Governance Assessment
-
Strengths
- Independence affirmed; service on Audit and Quality committees supports robust oversight of financial integrity, compliance, and clinical quality.
- Audit committee financial expert designation enhances financial reporting and cybersecurity risk oversight; Audit met 5x in 2024.
- Attendance thresholds met; full director attendance at 2024 Annual Meeting signals engagement; Board met 5x in 2024.
- Director pay mix: modest cash fees ($46k) with equity grants fosters alignment; automatic grant program with ownership minimum (≥33% of cumulative grants).
-
Watch items / potential risks
- Prior Herbalife CEO/Chairman role may present reputational sensitivity for some investors, though no related-party transactions are disclosed.
- Accelerated vesting of director restricted stock upon board departure can weaken retention incentives and dilute at-risk alignment in a transition scenario.
- Historical network tie to Magellan via prior board service; ENSG’s Lead Independent Director is former Magellan CEO—no current interlock but noteworthy for information flow.
-
Related-party transactions and conflicts
- ENSG’s Related Person Transaction Policy requires Audit Committee review/approval; no Agwunobi-related transactions disclosed.
-
Shareholder signals
- Say-on-Pay received ~97.7% support at 2024 Annual Meeting, indicating strong investor confidence in compensation governance.
Board Governance Details
| Item | Data |
|---|---|
| Committees | Audit (member); Quality Assurance & Compliance (member) |
| Audit Committee scope | Financial reporting integrity; internal controls; related-party approvals; auditor oversight; cybersecurity |
| Quality Committee scope | Compliance program oversight; training; audits; OIG-conformant written program |
| Independence | Board majority independent; Agwunobi independent; all Governance/Comp/Audit members independent |
| Meetings (2024) | Board: 5; Audit: 5; Quality: 4; Nominating: 5; Compensation: 6 |
Director Compensation Detail (2024)
| Metric | Amount ($) |
|---|---|
| Fees Earned | 46,000 |
| Stock Awards (ASC 718 fair value) | 420,488 |
| Total | 466,488 |
| Quarterly Restricted Stock Grants (ENSG) | Jan 16, 2024 | Apr 15, 2024 | Jul 15, 2024 | Oct 15, 2024 |
|---|---|---|---|---|
| Shares per grant | 875 | 875 | 875 | 600 |
| Fair value per share ($) | 116.65 | 118.69 | 135.18 | 149.12 |
| Vesting | 3-year, time-based | 3-year, time-based | 3-year, time-based | 3-year, time-based |
| Standard Bearer Healthcare REIT Equity (Subsidiary) | Grant Date | Shares | Fair Value per share ($) | Vesting |
|---|---|---|---|---|
| Restricted Stock | Nov 6, 2024 | 500 | 13.62 | 5-year, 20% annually |
Equity Ownership & Alignment Policies
- Ownership guideline: Directors receiving stock grants must maintain at least 33% of cumulative shares granted.

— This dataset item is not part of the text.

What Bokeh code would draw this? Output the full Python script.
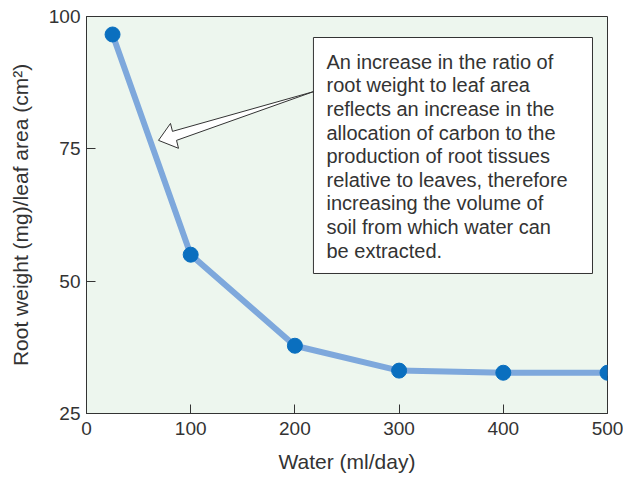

- Insider trading and hedging: Prohibition on hedging/monetization transactions for directors and insiders.
- Plan-level restrictions: Awards cannot be pledged or encumbered; no option/SAR repricing without stockholder approval; awards subject to recoupment/clawback.
Governance Summary
- Agwunobi’s public health and healthcare operating background complements ENSG’s clinical and compliance focus; his Audit and Quality committee roles, plus “financial expert” status, support board effectiveness in risk, reporting, and quality oversight.
- Pay structure shows balanced cash/equity with clear vesting and robust policies (ownership minimum, hedging ban, clawback, no repricing), indicating alignment with shareholder-friendly governance.
- No Agwunobi-related party transactions disclosed; independence affirmed. Historical ties (Magellan) exist among directors but no current interlocks; monitor for information flow rather than conflicts.